**REQUIRED WORK:**
Every line that includes the word "Apache" is to be listed.

**Extracted records:**
──────────────────────────────
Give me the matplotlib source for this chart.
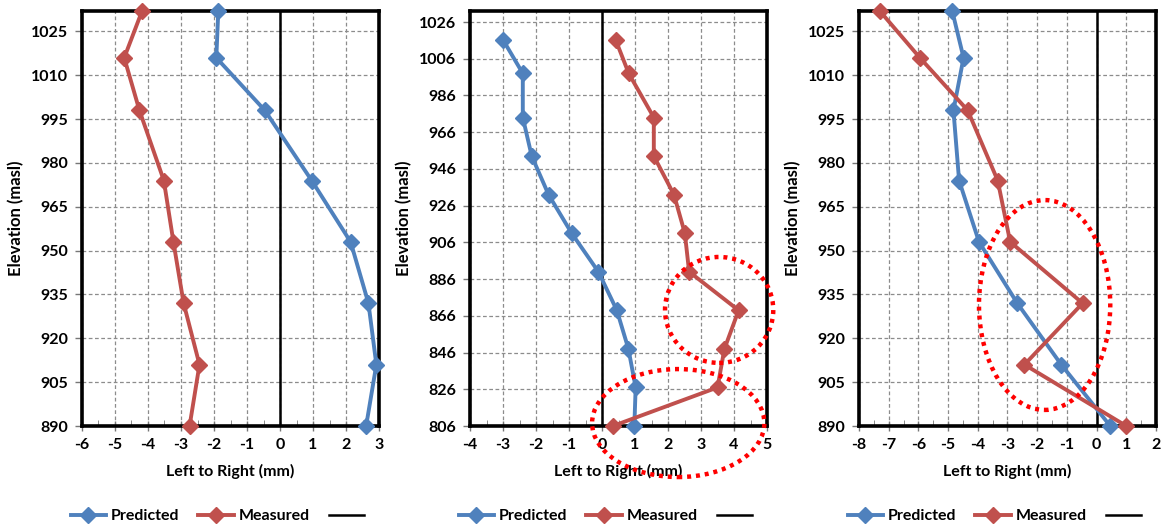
"""
Predicted vs measured left-to-right displacement along elevation, three sections
"""

import matplotlib.pyplot as plt
from matplotlib.patches import Ellipse
from matplotlib.lines import Line2D
from matplotlib.ticker import MultipleLocator

plt.rcParams['font.family'] = ['Lato', 'DejaVu Sans']
plt.rcParams['axes.unicode_minus'] = False

BLUE = '#4F81BD'
RED = '#C0504D'

# panel 1
elev_1 = [1032, 1016, 998, 974, 953, 932, 911, 890]
pred_1 = [-1.87, -1.93, -0.46, 0.96, 2.14, 2.68, 2.92, 2.61]
meas_1 = [-4.18, -4.72, -4.26, -3.52, -3.23, -2.92, -2.44, -2.74]

# panel 2
elev_2 = [1016, 998, 974, 953, 932, 911, 890, 869, 848, 827, 806]
pred_2 = [-2.99, -2.40, -2.40, -2.13, -1.62, -0.92, -0.11, 0.45, 0.80, 1.02, 0.98]
meas_2 = [0.42, 0.81, 1.57, 1.57, 2.18, 2.51, 2.64, 4.14, 3.71, 3.50, 0.33]

# panel 3
elev_3 = [1032, 1016, 998, 974, 953, 932, 911, 890]
pred_3 = [-4.86, -4.48, -4.82, -4.63, -3.96, -2.67, -1.19, 0.46]
meas_3 = [-7.30, -5.95, -4.34, -3.33, -2.91, -0.47, -2.43, 1.00]

panels = [
    dict(elev=elev_1, pred=pred_1, meas=meas_1, xlim=(-6, 3), ylim=(890, 1032),
         ystep=15, left=82, ellipses=[]),
    dict(elev=elev_2, pred=pred_2, meas=meas_2, xlim=(-4, 5), ylim=(806, 1032),
         ystep=20, left=470,
         ellipses=[(3.55, 869.2, 3.28, 57.7), (2.31, 807.6, 5.22, 58.8)]),
    dict(elev=elev_3, pred=pred_3, meas=meas_3, xlim=(-8, 2), ylim=(890, 1032),
         ystep=15, left=859, ellipses=[(-1.75, 931.4, 4.42, 71.8)]),
]

W, H = 1163, 528
fig = plt.figure(figsize=(W / 100, H / 100), dpi=100)

for p in panels:
    ax = fig.add_axes([p['left'] / W, (H - 426) / H, 297 / W, 415 / H])
    ax.set_xlim(*p['xlim'])
    ax.set_ylim(*p['ylim'])
    ax.xaxis.set_major_locator(MultipleLocator(1))
    ax.xaxis.set_minor_locator(MultipleLocator(0.5))
    ax.set_yticks(range(p['ylim'][0], p['ylim'][1] - 5, p['ystep']))

    ax.grid(True, which='major', color='#8c8c8c', linestyle=(0, (3, 2)), linewidth=0.9)
    ax.set_axisbelow(True)

    ax.axvline(0, color='black', linewidth=1.8, zorder=2)
    ax.plot(p['pred'], p['elev'], color=BLUE, marker='D', markersize=8,
            linewidth=2.8, zorder=3, clip_on=False)
    ax.plot(p['meas'], p['elev'], color=RED, marker='D', markersize=8,
            linewidth=2.8, zorder=3, clip_on=False)

    for cx, cy, ew, eh in p['ellipses']:
        ax.add_patch(Ellipse((cx, cy), ew, eh, fill=False, edgecolor='#FF0000',
                             linewidth=3.2, linestyle=(0, (0.9, 1.1)),
                             clip_on=False, zorder=5))

    for s in ax.spines.values():
        s.set_linewidth(2.6)
        s.set_color('black')

    ax.tick_params(axis='both', which='major', labelsize=11.5, width=1, color='#777777')
    ax.tick_params(axis='x', which='major', direction='inout', length=7, pad=5)
    ax.tick_params(axis='x', which='minor', direction='in', length=4, color='#777777')
    ax.tick_params(axis='y', which='major', direction='out', length=5, pad=5)
    for lab in ax.get_xticklabels() + ax.get_yticklabels():
        lab.set_fontweight('bold')

    ax.set_xlabel('Left to Right (mm)', fontsize=11.5, fontweight='bold', labelpad=9)
    ax.set_ylabel('Elevation (masl)', fontsize=12, fontweight='bold', labelpad=5)

    handles = [
        Line2D([], [], color=BLUE, marker='D', markersize=8, linewidth=2.8),
        Line2D([], [], color=RED, marker='D', markersize=8, linewidth=2.8),
        Line2D([], [], color='black', linewidth=1.8),
    ]
    ax.legend(handles, ['Predicted', 'Measured', ' '], loc='center',
              bbox_to_anchor=(0.47, -0.217), ncol=3, frameon=False,
              handlelength=2.2, handletextpad=0.3, columnspacing=1.2,
              prop={'weight': 'bold', 'size': 11.5})

fig.savefig('out.png', dpi=100)
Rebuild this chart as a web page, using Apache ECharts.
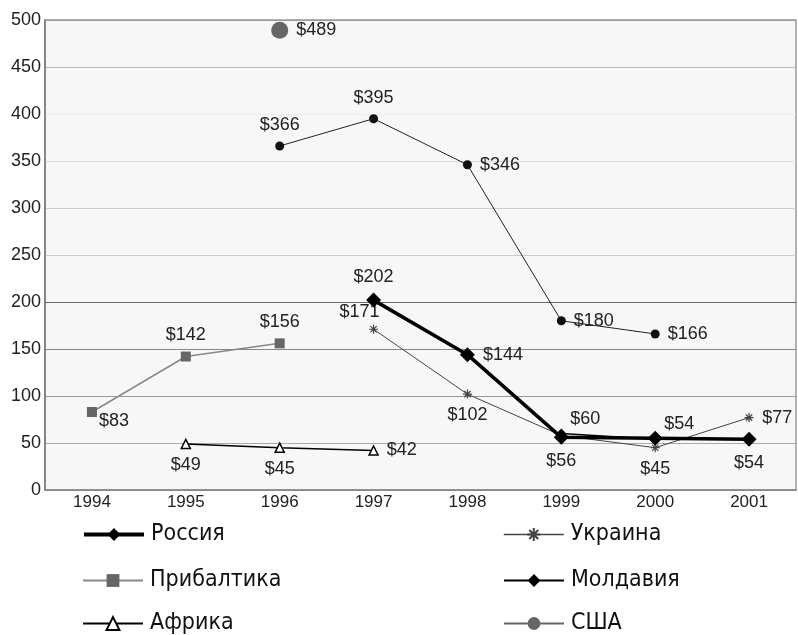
<!DOCTYPE html>
<html><head><meta charset="utf-8">
<script src="https://cdn.jsdelivr.net/npm/echarts@6/dist/echarts.min.js"></script>
<style>html,body{margin:0;padding:0;background:#fff}#c{width:798px;height:635px}</style>
</head><body><div id="c"></div>
<script>
var years = ['1994','1995','1996','1997','1998','1999','2000','2001'];
var yTicks = [0,50,100,150,200,250,300,350,400,450,500];
var russia   = [null,null,null,202,144,56,55,54];
var ukraine  = [null,null,null,171,102,58,45,77];
var baltics  = [83,142,156,null,null,null,null,null];
var moldova  = [null,null,null,null,null,60,54,null];
var africa   = [null,49,45,42,null,null,null,null];
var usa      = [null,null,489,null,null,null,null,null];
var other    = [null,null,366,395,346,180,166,null];

var russiaLbl  = [null,null,null,'top','right','bottom',null,'bottom'];
var ukraineLbl = [null,null,null,'topLeft','bottom',null,'bottom','right'];
var balticsLbl = ['bottomRight','top','top',null,null,null,null,null];
var moldovaLbl = [null,null,null,null,null,'topRight','topRight',null];
var africaLbl  = [null,'bottom','bottom','right',null,null,null,null];
var usaLbl     = [null,null,'right',null,null,null,null,null];
var otherLbl   = [null,null,'top','top','right','right','right',null];

var legendNames = ['Россия','Украина','Прибалтика','Молдавия','Африка','США'];

var FONT = '"Liberation Sans", Arial, sans-serif';
var NARROW = '"Liberation Sans Narrow", "DejaVu Sans Condensed", "Liberation Sans", Arial, sans-serif';
function mk(vals, lbls){
  return vals.map(function(v,i){
    if (v===null) return null;
    var p = lbls[i];
    var o = {value:v};
    if (!p){ o.label={show:false}; return o; }
    var lab = {show:true, formatter:'$'+v, fontSize:18, color:'#222', fontFamily:FONT};
    if (p==='topLeft'){ lab.position='top'; lab.offset=[-14,2]; }
    else if (p==='topRight'){ lab.position='top'; lab.offset=[24,4]; }
    else if (p==='bottomRight'){ lab.position='bottom'; lab.offset=[22,-10]; }
    else if (p==='right'){ lab.position='right'; lab.distance=8; }
    else { lab.position=p; lab.distance=7; }
    o.label = lab;
    return o;
  });
}
var star = 'path://M0,5L10,5M5,0L5,10M1.5,1.5L8.5,8.5M8.5,1.5L1.5,8.5';
var series = [
  {name:'Россия', data:mk(russia,russiaLbl), symbol:'diamond', symbolSize:15, lineStyle:{width:3.5,color:'#000'}, itemStyle:{color:'#000'}, z:5},
  {name:'Украина', data:mk(ukraine,ukraineLbl), symbol:star, symbolSize:9, lineStyle:{width:1,color:'#444'}, itemStyle:{color:'#444',borderColor:'#444',borderWidth:1.2}},
  {name:'Прибалтика', data:mk(baltics,balticsLbl), symbol:'rect', symbolSize:10, lineStyle:{width:1.5,color:'#888'}, itemStyle:{color:'#666'}},
  {name:'Молдавия', data:mk(moldova,moldovaLbl), symbol:'diamond', symbolSize:10, lineStyle:{width:1.5,color:'#000'}, itemStyle:{color:'#000'}},
  {name:'Африка', data:mk(africa,africaLbl), symbol:'triangle', symbolSize:9, lineStyle:{width:1.5,color:'#000'}, itemStyle:{color:'#fff',borderColor:'#000',borderWidth:1.5}},
  {name:'США', data:mk(usa,usaLbl), symbol:'circle', symbolSize:17, lineStyle:{width:1.5,color:'#666'}, itemStyle:{color:'#666'}},
  {name:'Другие', data:mk(other,otherLbl), symbol:'circle', symbolSize:9, lineStyle:{width:1,color:'#222'}, itemStyle:{color:'#111'}}
].map(function(s){
  s.type='line'; s.connectNulls=false; s.showAllSymbol=true; s.animation=false;
  s.emphasis={disabled:true};
  s.label = s.label || {show:false};
  return s;
});

var legPos = [[82,523],[503,523],[82,569],[503,569],[82,612],[503,612]];
var legLine = [4,1.5,2,2,2,2];
var legends = legendNames.map(function(n,i){
  return {left:legPos[i][0], top:legPos[i][1], data:[{name:n, lineStyle:{width:legLine[i]}}], itemWidth:60, itemHeight:16, padding:0,
    selectedMode:false,
    textStyle:{fontSize:23, color:'#111', fontFamily:NARROW, padding:[0,0,0,2]}};
});

var option = {
  backgroundColor:'#fff',
  animation:false,
  grid:{left:45, right:2, top:20, bottom:145, show:true, backgroundColor:'#f7f7f7', borderColor:'#999', borderWidth:1.5},
  legend:legends,
  xAxis:{type:'category', data:years, boundaryGap:true,
    axisLine:{lineStyle:{color:'#888',width:1.5}}, axisTick:{show:false},
    axisLabel:{fontSize:17, color:'#222', fontFamily:FONT, margin:4}},
  yAxis:{type:'value', min:yTicks[0], max:yTicks[yTicks.length-1], interval:50,
    axisLine:{show:true, lineStyle:{color:'#777',width:1.5}}, axisTick:{show:false},
    axisLabel:{fontSize:18, color:'#222', fontFamily:FONT, margin:4,
      formatter:function(v){return yTicks.indexOf(v)>=0?String(v):'';}},
    splitLine:{show:true, lineStyle:{width:1.2, color:['#888','#aaa','#999','#888','#666','#ccc','#ccc','#ddd','#eee','#bbb','#999']}}},
  series:series
};
var chart = echarts.init(document.getElementById('c'), null, {renderer:'canvas'});
chart.setOption(option);
</script></body></html>
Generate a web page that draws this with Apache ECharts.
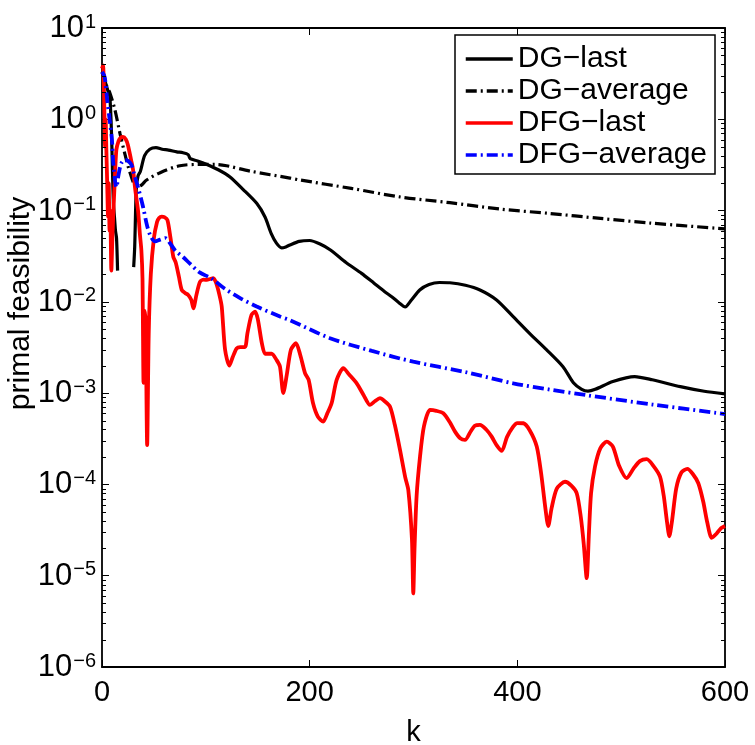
──────────────────────────────
**REPLY:**
Rebuild this chart as a web page, using Apache ECharts.
Generate a web page that draws this with Apache ECharts.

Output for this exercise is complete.